The pre album snatch, “Fever Car”, led you right up the
wrong garden path, too. Likeable, moving stuff, it made me wonder after a dozen
plays if there was much substance behind this dance-driven malice of its
rhythm. No such questions with “Murmur”. This one has stood the test already.
Throttled in the miserable Sounds office through speakers
that weren’t fit to grapple its grooves, blasted through cobwebs at home and
screeched in the car, Hula are definitely from the new breed.
Jack Barron’s revelation that Swans are something
important, something to stand up for, something to be awestruck by can only be
dittoed for Hula. Here, too, is that damning aggression, that unkempt power,
that burning desire.
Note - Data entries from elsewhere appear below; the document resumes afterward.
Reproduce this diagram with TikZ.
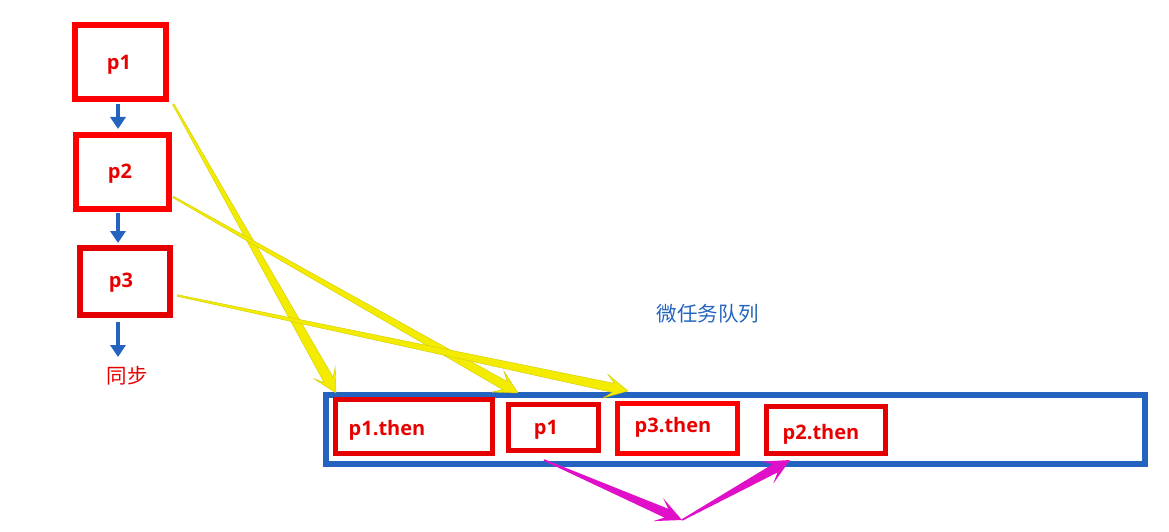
\documentclass[tikz,border=0pt]{standalone}
\usepackage{fontspec}
\setmainfont{Open Sans}
\newfontfamily\cjk{Noto Sans CJK SC}
\usetikzlibrary{calc,arrows.meta}
\definecolor{redA}{HTML}{FF0000}
\definecolor{redB}{HTML}{E40000}
\definecolor{txtred}{HTML}{E80000}
\definecolor{qblue}{HTML}{2464C0}
\definecolor{yel}{HTML}{F4EC00}
\definecolor{mag}{HTML}{E010C8}
\tikzset{
  pbox/.style={draw=redA, line width=6.5pt, minimum width=#1, inner sep=0pt},
  qbox/.style={draw=redB, line width=5pt, inner sep=0pt},
  lbl/.style={text=txtred, font=\bfseries\fontsize{20}{24}\selectfont, inner sep=0pt},
  cjklbl/.style={font=\cjk\fontsize{20.5}{24}\selectfont, inner sep=0pt},
  flow/.style={draw=qblue, line width=3.5pt, -{Triangle[width=15pt,length=12pt]}},
}
% tapered arrow: start, tip, start half-width, shaft-end half-width, shaft-end back distance, head length, head half-width, style
\newcommand\taperarrow[8]{%
  \coordinate (ta-s) at ($(#2)!#5!(#1)$);
  \coordinate (ta-h) at ($(#2)!#6!(#1)$);
  \fill[#8] ($(#1)!#3!90:(#2)$) -- ($(ta-s)!#4!-90:(#1)$) -- ($(ta-h)!#7!-90:(#1)$) -- (#2)
    -- ($(ta-h)!#7!90:(#1)$) -- ($(ta-s)!#4!90:(#1)$) -- ($(#1)!#3!-90:(#2)$) -- cycle;
}
\begin{document}
\begin{tikzpicture}[x=1pt,y=-1pt]
\useasboundingbox (0,0) rectangle (1169,532);
% left column
\node[pbox=91pt, minimum height=74pt] (p1) at (120.5,62) {};
\node[lbl] (p1l) at (119,65) {p1};
\node[pbox=93pt, minimum height=74pt] (p2) at (122.5,172) {};
\node[lbl] (p2l) at (120,174) {p2};
\node[pbox=90pt, minimum height=67pt, draw=redB] (p3) at (125,281.5) {};
\node[lbl] (p3l) at (121,283) {p3};
\node[cjklbl, text=txtred] (sync) at (127,376) {同步};
\draw[flow] (118,104) -- (118,129);
\draw[flow] (118,213) -- (118,243);
\draw[flow] (118,322) -- (118,357);
% queue
\node[cjklbl, text=qblue] (qtitle) at (708,314) {微任务队列};
\node[draw=qblue, line width=6pt, minimum width=819pt, minimum height=69pt, inner sep=0pt] (queue) at (735.5,429.5) {};
\node[qbox, minimum width=157pt, minimum height=54pt] (q1) at (414,426.5) {};
\node[lbl] (q1l) at (387,430) {p1.then};
\node[qbox, minimum width=90pt, minimum height=46pt] (q2) at (553.5,427.5) {};
\node[lbl] (q2l) at (546,430) {p1};
\node[qbox, draw=redA, minimum width=120pt, minimum height=50pt] (q3) at (677.5,428.5) {};
\node[lbl] (q3l) at (673,427) {p3.then};
\node[qbox, minimum width=119pt, minimum height=47pt] (q4) at (826,430) {};
\node[lbl] (q4l) at (821,434) {p2.then};
% yellow arrows
\coordinate (y1s) at ($(p1.south east)+(4,2)$);
\coordinate (y1e) at (336,393);
\coordinate (y2s) at ($(p2.east)+(1,25)$);
\coordinate (y2e) at (518,393);
\coordinate (y3s) at ($(p3.east)+(4,14)$);
\coordinate (y3e) at (628,391);
\taperarrow{y1s}{y1e}{0.8pt}{5.2pt}{15pt}{23pt}{12pt}{yel, draw=yel!85!black, line width=0.4pt}
\taperarrow{y2s}{y2e}{0.8pt}{4.6pt}{15pt}{23pt}{12pt}{yel, draw=yel!85!black, line width=0.4pt}
\taperarrow{y3s}{y3e}{0.8pt}{4.6pt}{15pt}{23pt}{12pt}{yel, draw=yel!85!black, line width=0.4pt}
% magenta arrows
\coordinate (m1s) at ($(q2.south west)!0.4!(q2.south east)+(0,7)$);
\coordinate (mid) at (682,520);
\coordinate (m2e) at ($(q4.south west)+(26,4)$);
\taperarrow{m1s}{mid}{0.8pt}{4.8pt}{17pt}{26pt}{12.5pt}{mag}
\taperarrow{mid}{m2e}{0.8pt}{4.8pt}{17pt}{26pt}{12.5pt}{mag}
\end{tikzpicture}
\end{document}
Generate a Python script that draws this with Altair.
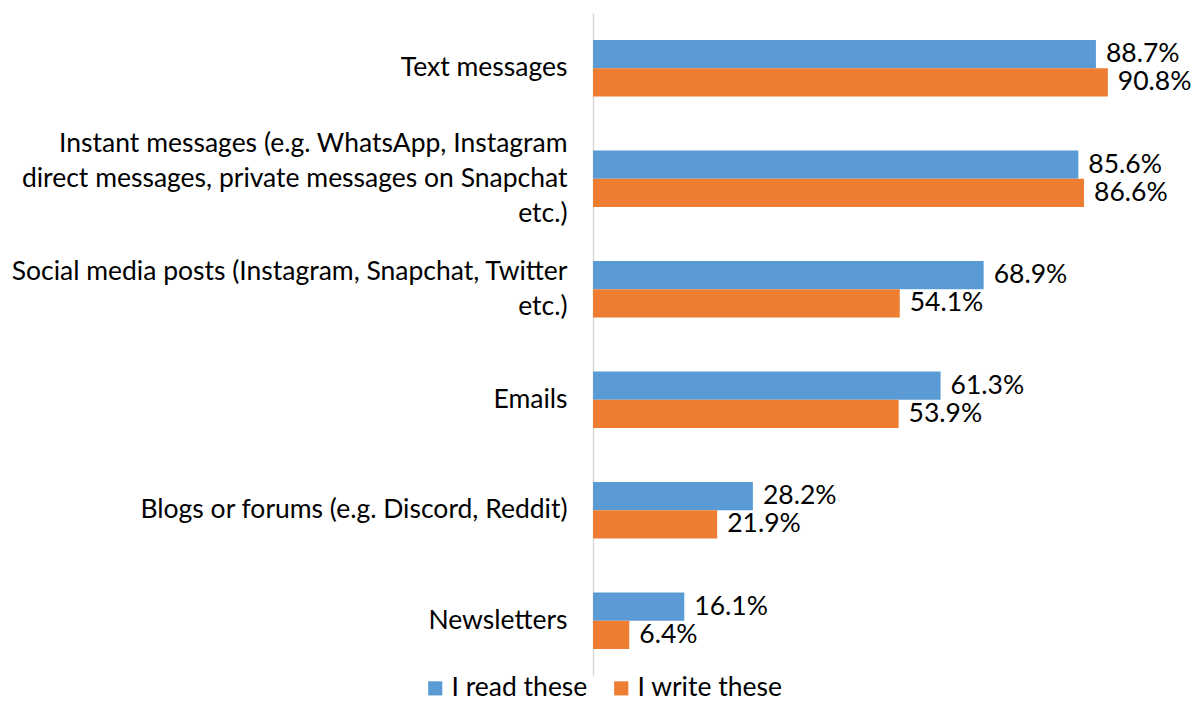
import altair as alt
import pandas as pd

categories = [
    "Text messages",
    "Instant messages (e.g. WhatsApp, Instagram|direct messages, private messages on Snapchat|etc.)",
    "Social media posts (Instagram, Snapchat, Twitter|etc.)",
    "Emails",
    "Blogs or forums (e.g. Discord, Reddit)",
    "Newsletters",
]
series = ["I read these", "I write these"]
read_vals = [88.7, 85.6, 68.9, 61.3, 28.2, 16.1]
write_vals = [90.8, 86.6, 54.1, 53.9, 21.9, 6.4]
colors = ["#5B9BD5", "#ED7D31"]

rows = []
for c, r, w in zip(categories, read_vals, write_vals):
    rows.append({"category": c, "series": series[0], "value": r, "label": f"{r:.1f}%"})
    rows.append({"category": c, "series": series[1], "value": w, "label": f"{w:.1f}%"})
df = pd.DataFrame(rows)

FONT = "Lato"
FS = 26.5
LH = 35

y_enc = alt.Y(
    "category:N",
    sort=categories,
    scale=alt.Scale(paddingInner=0.49, paddingOuter=0.245),
    axis=alt.Axis(
        title=None,
        labelExpr="split(datum.label, '|')",
        labelFont=FONT,
        labelFontSize=FS,
        labelColor="#000000",
        labelPadding=26,
        labelLimit=800,
        labelLineHeight=LH,
        labelOffset={
            "condition": [
                {"test": "indexof(datum.value, 'Instant') == 0", "value": -LH},
                {"test": "indexof(datum.value, 'Social') == 0", "value": -LH / 2},
            ],
            "value": 0,
        },
        ticks=False,
        domain=True,
        domainColor="#D9D9D9",
        domainWidth=1.5,
        grid=False,
    ),
)
x_enc = alt.X("value:Q", scale=alt.Scale(domain=[0, 100]), axis=None)
yoff = alt.YOffset("series:N", sort=series, scale=alt.Scale(domain=series))

bars = alt.Chart(df).mark_bar().encode(
    x=x_enc,
    y=y_enc,
    yOffset=yoff,
    color=alt.Color(
        "series:N",
        scale=alt.Scale(domain=series, range=colors),
        legend=alt.Legend(
            title=None,
            orient="none",
            direction="horizontal",
            legendX=-171,
            legendY=662,
            symbolType="square",
            symbolSize=200,
            symbolStrokeWidth=0,
            labelFont=FONT,
            labelFontSize=FS,
            labelColor="#000000",
            labelOffset=3,
            columnPadding=20,
            labelLimit=400,
        ),
    ),
)

texts = alt.Chart(df).mark_text(
    align="left", baseline="middle", dx=10, font=FONT, fontSize=FS, color="#000000"
).encode(x=x_enc, y=alt.Y("category:N", sort=categories), yOffset=yoff, text="label:N")

chart = (
    alt.layer(bars, texts)
    .properties(
        width=567,
        height=663,
        autosize=alt.AutoSizeParams(type="none"),
        padding={"left": 585, "top": 5, "right": 35, "bottom": 27},
    )
    .configure(background="white", view=alt.ViewConfig(stroke="transparent", strokeWidth=0))
)

chart.save("out.html", embed_options={"renderer": "svg", "actions": False})
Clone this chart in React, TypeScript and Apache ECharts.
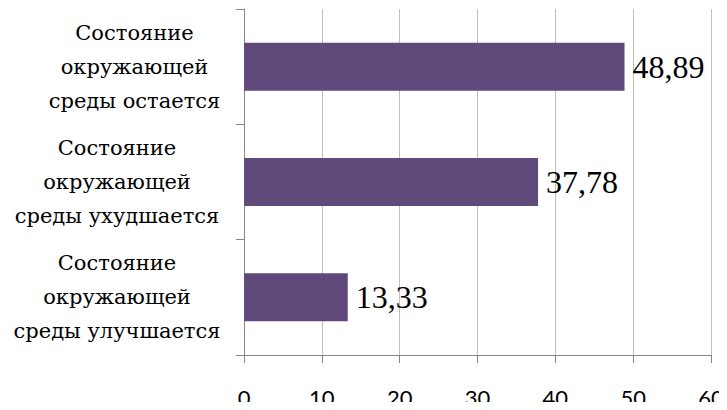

Hula chew fire and spit out brat-skat by the mouthful.
But whereas the whole Swans theory revolves around the
roach-happy recesses of the US state of mind, Hula are very, very British. Hula
are using their surroundings, their city lights and their greatest nightmares
as bright vivid colours.
“Murmur” is a patchy, multi-layered canvas. Within the
cracks and crevasses are a thousand stories grasping to escape. The “Murmur” is
getting louder; soon it will be a scream.